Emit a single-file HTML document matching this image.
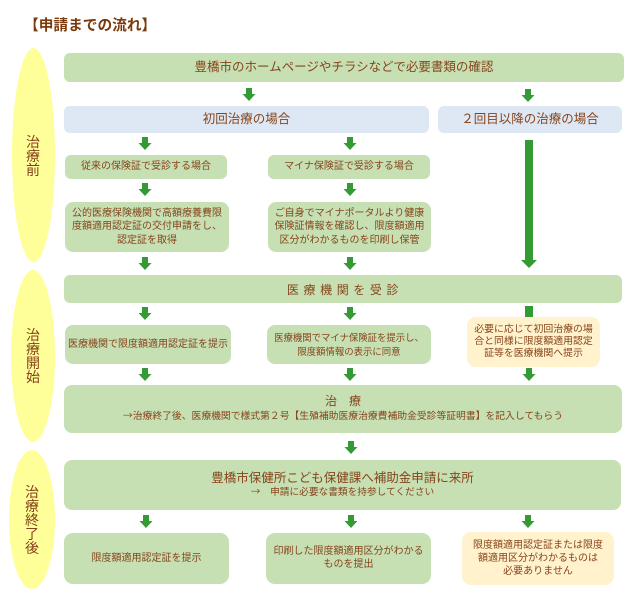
<!DOCTYPE html>
<html><head><meta charset="utf-8">
<style>
html,body{margin:0;padding:0;}
body{width:640px;height:612px;background:#fff;position:relative;overflow:hidden;font-family:"Liberation Sans","Noto Sans CJK JP",sans-serif;color:#87441b;}
.b{position:absolute;display:flex;flex-direction:column;align-items:center;justify-content:center;text-align:center;border-radius:6px;box-sizing:border-box;white-space:nowrap;}
.g{background:#c6e0b4;}
.bl{background:#dde8f4;}
.y{background:#fff2cc;border-radius:9px;}
.s{font-size:10px;line-height:13.5px;}
.m{font-size:12.5px;line-height:15px;}
.el{position:absolute;font-size:14px;line-height:14px;text-align:center;width:20px;color:#85401a;}
.cj{font-family:"Noto Sans CJK JP",sans-serif;}
svg{position:absolute;left:0;top:0;}
</style></head>
<body>
<svg width="640" height="612" viewBox="0 0 640 612">
  <ellipse cx="33.5" cy="155" rx="21.5" ry="107" fill="#ffff99"/>
  <ellipse cx="33" cy="356" rx="22" ry="86" fill="#ffff99"/>
  <ellipse cx="32" cy="519.5" rx="23" ry="69.5" fill="#ffff99"/>
  <g fill="#349a34">
    <polygon points="525,140 533,140 533,260 537,260 529,268 521,260 525,260"/>
    <rect x="525" y="306" width="8" height="11"/>
  </g>
</svg>

<div style="position:absolute;left:24px;top:15px;font-size:14.7px;font-weight:bold;color:#7a3a0c;line-height:22px;white-space:nowrap;">【申請までの流れ】</div>

<div class="el" style="left:23px;top:135px;">治<br>療<br>前</div>
<div class="el" style="left:23px;top:328px;">治<br>療<br>開<br>始</div>
<div class="el" style="left:22px;top:485px;">治<br>療<br>終<br>了<br>後</div>

<div class="b g m" style="left:64px;top:53px;width:560px;height:29px;">豊橋市のホームページやチラシなどで必要書類の確認</div>
<div class="b bl m" style="left:64px;top:106px;width:365px;height:27px;">初回治療の場合</div>
<div class="b bl m" style="left:438px;top:106px;width:184px;height:27px;">２回目以降の治療の場合</div>

<div class="b g s" style="left:65px;top:155px;width:162px;height:24px;">従来の保険証で受診する場合</div>
<div class="b g s" style="left:268px;top:155px;width:162px;height:24px;">マイナ保険証で受診する場合</div>

<div class="b g s" style="left:65px;top:202px;width:164px;height:50px;border-radius:8px;">公的医療保険機関で高額療養費限<br>度額適用認定証の交付申請をし、<br>認定証を取得</div>
<div class="b g s" style="left:268px;top:202px;width:163px;height:50px;border-radius:8px;">ご自身でマイナポータルより健康<br>保険証情報を確認し、限度額適用<br>区分がわかるものを印刷し保管</div>

<div class="b g" style="left:64px;top:275px;width:558px;height:28px;font-size:12px;letter-spacing:4.6px;padding-left:4px;">医療機関を受診</div>

<div class="b g s" style="left:65px;top:325px;width:166px;height:39px;border-radius:8px;">医療機関で限度額適用認定証を提示</div>
<div class="b g" style="left:267px;top:325px;width:164px;height:39px;border-radius:8px;font-size:9.4px;line-height:14px;">医療機関でマイナ保険証を提示し、<br>限度額情報の表示に同意</div>
<div class="b y" style="left:467px;top:317px;width:133px;height:50px;font-size:9.9px;line-height:12.3px;">必要に応じて初回治療の場<br>合と同様に限度額適用認定<br>証等を医療機関へ提示</div>

<div class="b g" style="left:64px;top:385px;width:558px;height:48px;border-radius:8px;">
  <div style="font-size:12px;line-height:14px;">治　療</div>
  <div style="font-size:9.8px;line-height:14px;"><span class="cj">→</span>治療終了後、医療機関で様式第２号【生殖補助医療治療費補助金受診等証明書】を記入してもらう</div>
</div>

<div class="b g" style="left:64px;top:460px;width:557px;height:50px;border-radius:8px;">
  <div style="font-size:12.5px;line-height:14px;">豊橋市保健所こども保健課へ補助金申請に来所</div>
  <div style="font-size:9.7px;line-height:13px;"><span class="cj">→</span>　申請に必要な書類を持参してください</div>
</div>

<div class="b g s" style="left:64px;top:533px;width:165px;height:51px;border-radius:9px;">限度額適用認定証を提示</div>
<div class="b g s" style="left:266px;top:533px;width:165px;height:51px;border-radius:9px;line-height:12.5px;">印刷した限度額適用区分がわかる<br>ものを提出</div>
<div class="b y s" style="left:462px;top:532px;width:152px;height:53px;line-height:13px;">限度額適用認定証または限度<br>額適用区分がわかるものは<br>必要ありません</div>

<svg width="640" height="612" viewBox="0 0 640 612">
  <defs>
    <polygon id="ar" points="-3,0 3,0 3,6 6.5,6 0,13 -6.5,6 -3,6" fill="#349a34"/>
  </defs>
  <use href="#ar" x="249" y="88"/>
  <use href="#ar" x="528" y="89"/>
  <use href="#ar" x="145" y="137"/>
  <use href="#ar" x="350" y="137"/>
  <use href="#ar" x="145" y="183"/>
  <use href="#ar" x="350" y="183"/>
  <use href="#ar" x="145" y="257"/>
  <use href="#ar" x="350" y="257"/>
  <use href="#ar" x="145" y="307"/>
  <use href="#ar" x="350" y="307"/>
  <use href="#ar" x="145" y="368"/>
  <use href="#ar" x="350" y="368"/>
  <use href="#ar" x="529" y="368"/>
  <use href="#ar" x="351" y="441"/>
  <use href="#ar" x="146" y="515"/>
  <use href="#ar" x="351" y="515"/>
  <use href="#ar" x="528" y="515"/>
</svg>
</body></html>
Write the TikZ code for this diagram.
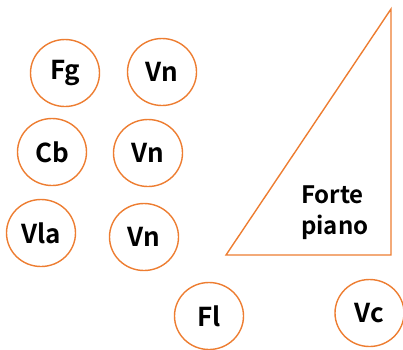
\documentclass[tikz,border=0pt]{standalone}
\usepackage{fontspec}
\newfontfamily\labfont{Noto Sans CJK JP}[BoldFont={* Bold}]
\usetikzlibrary{shapes.geometric}
\definecolor{seatline}{HTML}{ED7D31}
\tikzset{
  seat/.style={ellipse, draw=seatline, line width=1.4pt, inner sep=0pt,
    minimum width=69pt, minimum height=67pt,
    font=\labfont\bfseries\fontsize{26}{30}\selectfont},
  pianolabel/.style={align=left, inner sep=0pt,
    font=\labfont\bfseries\fontsize{24}{31}\selectfont}
}
\begin{document}
\begin{tikzpicture}[x=1pt,y=-1pt]
  \useasboundingbox (0,0) rectangle (403,349);
  % orchestra seats
  \node[seat] (fg)  at (65,73)   {Fg};
  \node[seat] (vn1) at (162,72)  {Vn};
  \node[seat] (cb)  at (52,152)  {Cb};
  \node[seat] (vn2) at (148,153) {Vn};
  \node[seat] (vla) at (41,233)  {Vla};
  \node[seat] (vn3) at (144,237) {Vn};
  \node[seat] (fl)  at (209,316) {Fl};
  \node[seat] (vc)  at (369.5,313) {Vc};
  % fortepiano
  \draw[seatline, line width=1.4pt, line join=miter]
    (226,255) -- (391,255) -- (391,9) -- cycle;
  \node[pianolabel, anchor=west] (fp) at (301,213) {Forte\\piano};
\end{tikzpicture}
\end{document}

• WORK TO BE COMPLETED:
Each line of the material must be retyped exactly, except that images are omitted.

• RESPONSE:
Emit a single-file HTML document matching this image.
<!DOCTYPE html>
<html><head><meta charset="utf-8">
<style>
html,body{margin:0;padding:0;}
body{width:640px;height:612px;background:#fff;position:relative;overflow:hidden;font-family:"Liberation Sans","Noto Sans CJK JP",sans-serif;color:#87441b;}
.b{position:absolute;display:flex;flex-direction:column;align-items:center;justify-content:center;text-align:center;border-radius:6px;box-sizing:border-box;white-space:nowrap;}
.g{background:#c6e0b4;}
.bl{background:#dde8f4;}
.y{background:#fff2cc;border-radius:9px;}
.s{font-size:10px;line-height:13.5px;}
.m{font-size:12.5px;line-height:15px;}
.el{position:absolute;font-size:14px;line-height:14px;text-align:center;width:20px;color:#85401a;}
.cj{font-family:"Noto Sans CJK JP",sans-serif;}
svg{position:absolute;left:0;top:0;}
</style></head>
<body>
<svg width="640" height="612" viewBox="0 0 640 612">
  <ellipse cx="33.5" cy="155" rx="21.5" ry="107" fill="#ffff99"/>
  <ellipse cx="33" cy="356" rx="22" ry="86" fill="#ffff99"/>
  <ellipse cx="32" cy="519.5" rx="23" ry="69.5" fill="#ffff99"/>
  <g fill="#349a34">
    <polygon points="525,140 533,140 533,260 537,260 529,268 521,260 525,260"/>
    <rect x="525" y="306" width="8" height="11"/>
  </g>
</svg>

<div style="position:absolute;left:24px;top:15px;font-size:14.7px;font-weight:bold;color:#7a3a0c;line-height:22px;white-space:nowrap;">【申請までの流れ】</div>

<div class="el" style="left:23px;top:135px;">治<br>療<br>前</div>
<div class="el" style="left:23px;top:328px;">治<br>療<br>開<br>始</div>
<div class="el" style="left:22px;top:485px;">治<br>療<br>終<br>了<br>後</div>

<div class="b g m" style="left:64px;top:53px;width:560px;height:29px;">豊橋市のホームページやチラシなどで必要書類の確認</div>
<div class="b bl m" style="left:64px;top:106px;width:365px;height:27px;">初回治療の場合</div>
<div class="b bl m" style="left:438px;top:106px;width:184px;height:27px;">２回目以降の治療の場合</div>

<div class="b g s" style="left:65px;top:155px;width:162px;height:24px;">従来の保険証で受診する場合</div>
<div class="b g s" style="left:268px;top:155px;width:162px;height:24px;">マイナ保険証で受診する場合</div>

<div class="b g s" style="left:65px;top:202px;width:164px;height:50px;border-radius:8px;">公的医療保険機関で高額療養費限<br>度額適用認定証の交付申請をし、<br>認定証を取得</div>
<div class="b g s" style="left:268px;top:202px;width:163px;height:50px;border-radius:8px;">ご自身でマイナポータルより健康<br>保険証情報を確認し、限度額適用<br>区分がわかるものを印刷し保管</div>

<div class="b g" style="left:64px;top:275px;width:558px;height:28px;font-size:12px;letter-spacing:4.6px;padding-left:4px;">医療機関を受診</div>

<div class="b g s" style="left:65px;top:325px;width:166px;height:39px;border-radius:8px;">医療機関で限度額適用認定証を提示</div>
<div class="b g" style="left:267px;top:325px;width:164px;height:39px;border-radius:8px;font-size:9.4px;line-height:14px;">医療機関でマイナ保険証を提示し、<br>限度額情報の表示に同意</div>
<div class="b y" style="left:467px;top:317px;width:133px;height:50px;font-size:9.9px;line-height:12.3px;">必要に応じて初回治療の場<br>合と同様に限度額適用認定<br>証等を医療機関へ提示</div>

<div class="b g" style="left:64px;top:385px;width:558px;height:48px;border-radius:8px;">
  <div style="font-size:12px;line-height:14px;">治　療</div>
  <div style="font-size:9.8px;line-height:14px;"><span class="cj">→</span>治療終了後、医療機関で様式第２号【生殖補助医療治療費補助金受診等証明書】を記入してもらう</div>
</div>

<div class="b g" style="left:64px;top:460px;width:557px;height:50px;border-radius:8px;">
  <div style="font-size:12.5px;line-height:14px;">豊橋市保健所こども保健課へ補助金申請に来所</div>
  <div style="font-size:9.7px;line-height:13px;"><span class="cj">→</span>　申請に必要な書類を持参してください</div>
</div>

<div class="b g s" style="left:64px;top:533px;width:165px;height:51px;border-radius:9px;">限度額適用認定証を提示</div>
<div class="b g s" style="left:266px;top:533px;width:165px;height:51px;border-radius:9px;line-height:12.5px;">印刷した限度額適用区分がわかる<br>ものを提出</div>
<div class="b y s" style="left:462px;top:532px;width:152px;height:53px;line-height:13px;">限度額適用認定証または限度<br>額適用区分がわかるものは<br>必要ありません</div>

<svg width="640" height="612" viewBox="0 0 640 612">
  <defs>
    <polygon id="ar" points="-3,0 3,0 3,6 6.5,6 0,13 -6.5,6 -3,6" fill="#349a34"/>
  </defs>
  <use href="#ar" x="249" y="88"/>
  <use href="#ar" x="528" y="89"/>
  <use href="#ar" x="145" y="137"/>
  <use href="#ar" x="350" y="137"/>
  <use href="#ar" x="145" y="183"/>
  <use href="#ar" x="350" y="183"/>
  <use href="#ar" x="145" y="257"/>
  <use href="#ar" x="350" y="257"/>
  <use href="#ar" x="145" y="307"/>
  <use href="#ar" x="350" y="307"/>
  <use href="#ar" x="145" y="368"/>
  <use href="#ar" x="350" y="368"/>
  <use href="#ar" x="529" y="368"/>
  <use href="#ar" x="351" y="441"/>
  <use href="#ar" x="146" y="515"/>
  <use href="#ar" x="351" y="515"/>
  <use href="#ar" x="528" y="515"/>
</svg>
</body></html>
Write the TikZ code for this diagram.
\documentclass[tikz,border=0pt]{standalone}
\usepackage{fontspec}
\newfontfamily\labfont{Noto Sans CJK JP}[BoldFont={* Bold}]
\usetikzlibrary{shapes.geometric}
\definecolor{seatline}{HTML}{ED7D31}
\tikzset{
  seat/.style={ellipse, draw=seatline, line width=1.4pt, inner sep=0pt,
    minimum width=69pt, minimum height=67pt,
    font=\labfont\bfseries\fontsize{26}{30}\selectfont},
  pianolabel/.style={align=left, inner sep=0pt,
    font=\labfont\bfseries\fontsize{24}{31}\selectfont}
}
\begin{document}
\begin{tikzpicture}[x=1pt,y=-1pt]
  \useasboundingbox (0,0) rectangle (403,349);
  % orchestra seats
  \node[seat] (fg)  at (65,73)   {Fg};
  \node[seat] (vn1) at (162,72)  {Vn};
  \node[seat] (cb)  at (52,152)  {Cb};
  \node[seat] (vn2) at (148,153) {Vn};
  \node[seat] (vla) at (41,233)  {Vla};
  \node[seat] (vn3) at (144,237) {Vn};
  \node[seat] (fl)  at (209,316) {Fl};
  \node[seat] (vc)  at (369.5,313) {Vc};
  % fortepiano
  \draw[seatline, line width=1.4pt, line join=miter]
    (226,255) -- (391,255) -- (391,9) -- cycle;
  \node[pianolabel, anchor=west] (fp) at (301,213) {Forte\\piano};
\end{tikzpicture}
\end{document}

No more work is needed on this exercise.